### Your task
Take the lines from the top down to and including the one with "const colors = ['#66e0d5', '#00c9c0'];" and repeat them exactly. Omit images.
* start *
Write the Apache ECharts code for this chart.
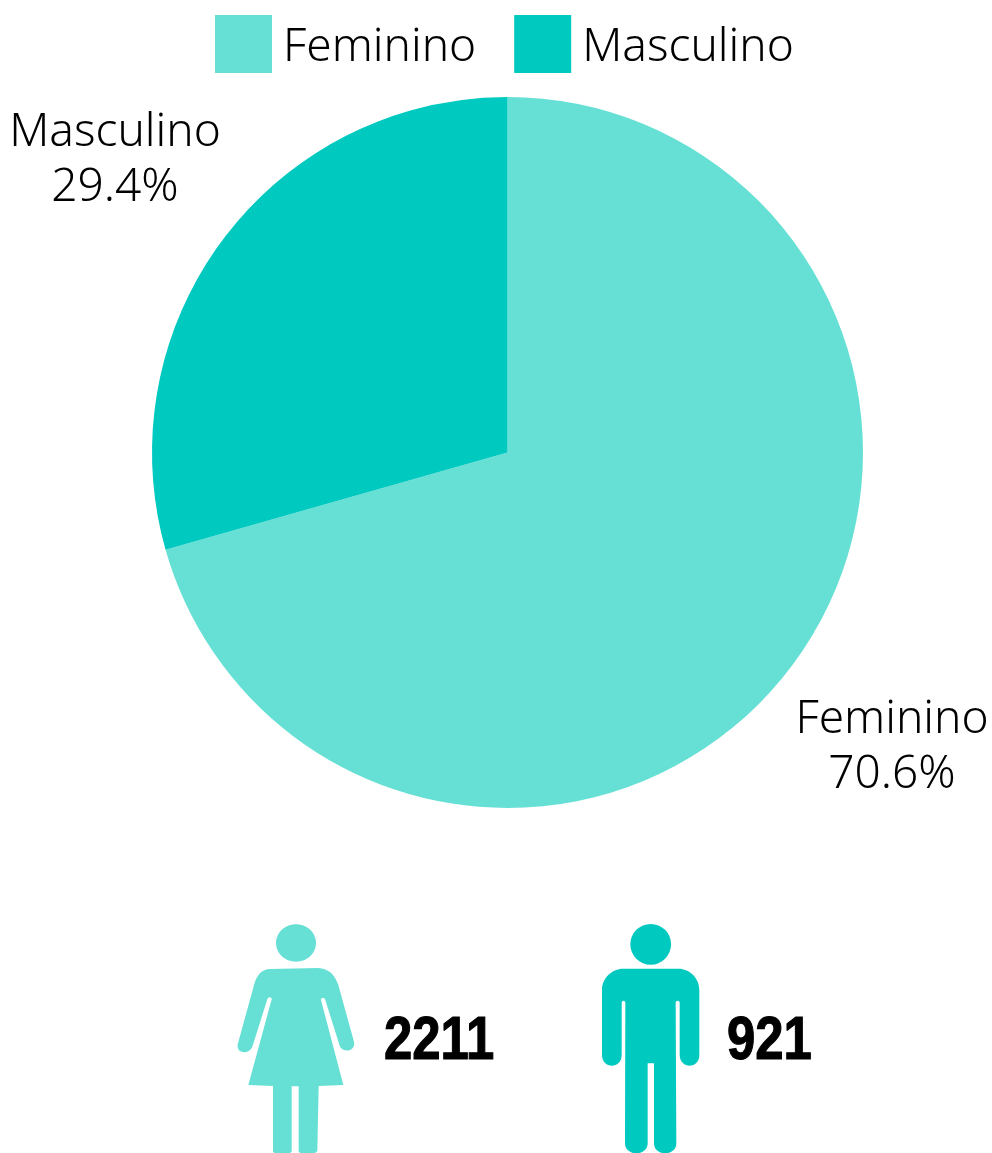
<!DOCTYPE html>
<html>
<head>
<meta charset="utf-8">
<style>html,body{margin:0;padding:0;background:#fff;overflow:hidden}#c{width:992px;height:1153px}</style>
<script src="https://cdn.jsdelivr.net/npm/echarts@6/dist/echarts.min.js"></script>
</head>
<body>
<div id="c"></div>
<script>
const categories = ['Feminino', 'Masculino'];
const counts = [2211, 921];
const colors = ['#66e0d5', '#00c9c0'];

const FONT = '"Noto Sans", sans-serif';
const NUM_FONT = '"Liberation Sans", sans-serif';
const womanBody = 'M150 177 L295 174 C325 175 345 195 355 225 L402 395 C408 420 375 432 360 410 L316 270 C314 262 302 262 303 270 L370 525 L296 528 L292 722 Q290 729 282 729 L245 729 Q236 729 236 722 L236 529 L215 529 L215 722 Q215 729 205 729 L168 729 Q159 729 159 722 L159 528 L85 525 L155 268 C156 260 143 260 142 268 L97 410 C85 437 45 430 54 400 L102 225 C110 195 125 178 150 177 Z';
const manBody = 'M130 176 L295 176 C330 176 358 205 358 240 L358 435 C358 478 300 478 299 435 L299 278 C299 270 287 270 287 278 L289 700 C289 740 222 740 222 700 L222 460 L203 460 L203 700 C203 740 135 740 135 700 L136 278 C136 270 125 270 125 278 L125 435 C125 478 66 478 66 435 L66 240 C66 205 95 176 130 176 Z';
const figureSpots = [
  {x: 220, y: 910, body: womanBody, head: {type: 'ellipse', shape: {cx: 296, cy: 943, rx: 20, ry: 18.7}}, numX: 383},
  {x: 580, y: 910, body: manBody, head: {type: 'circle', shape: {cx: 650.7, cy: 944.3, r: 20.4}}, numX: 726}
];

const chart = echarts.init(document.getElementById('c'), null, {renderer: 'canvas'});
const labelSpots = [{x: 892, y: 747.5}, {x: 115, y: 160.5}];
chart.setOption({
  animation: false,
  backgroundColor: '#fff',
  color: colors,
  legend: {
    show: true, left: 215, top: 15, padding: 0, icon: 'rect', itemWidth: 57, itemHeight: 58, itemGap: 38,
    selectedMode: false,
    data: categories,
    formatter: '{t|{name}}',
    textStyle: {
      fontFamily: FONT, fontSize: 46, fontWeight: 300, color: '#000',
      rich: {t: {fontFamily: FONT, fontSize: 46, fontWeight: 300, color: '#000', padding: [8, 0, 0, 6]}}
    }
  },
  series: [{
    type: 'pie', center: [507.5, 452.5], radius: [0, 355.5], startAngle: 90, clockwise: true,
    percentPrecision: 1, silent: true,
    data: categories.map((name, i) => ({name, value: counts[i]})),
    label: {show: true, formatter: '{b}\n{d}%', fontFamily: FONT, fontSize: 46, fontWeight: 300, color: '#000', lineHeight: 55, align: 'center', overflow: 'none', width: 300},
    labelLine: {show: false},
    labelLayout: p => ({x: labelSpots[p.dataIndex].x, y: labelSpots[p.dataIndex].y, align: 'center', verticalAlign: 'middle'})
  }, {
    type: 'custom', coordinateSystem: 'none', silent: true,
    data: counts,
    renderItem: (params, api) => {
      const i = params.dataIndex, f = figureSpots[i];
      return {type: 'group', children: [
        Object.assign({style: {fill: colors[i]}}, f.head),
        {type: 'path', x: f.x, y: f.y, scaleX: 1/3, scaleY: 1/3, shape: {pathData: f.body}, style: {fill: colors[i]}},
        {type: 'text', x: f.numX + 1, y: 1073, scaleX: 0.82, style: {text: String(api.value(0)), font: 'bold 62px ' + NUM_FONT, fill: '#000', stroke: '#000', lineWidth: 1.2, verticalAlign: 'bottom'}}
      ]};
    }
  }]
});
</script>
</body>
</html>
* end *
### Reply
Write the Apache ECharts code for this chart.
<!DOCTYPE html>
<html>
<head>
<meta charset="utf-8">
<style>html,body{margin:0;padding:0;background:#fff;overflow:hidden}#c{width:992px;height:1153px}</style>
<script src="https://cdn.jsdelivr.net/npm/echarts@6/dist/echarts.min.js"></script>
</head>
<body>
<div id="c"></div>
<script>
const categories = ['Feminino', 'Masculino'];
const counts = [2211, 921];
const colors = ['#66e0d5', '#00c9c0'];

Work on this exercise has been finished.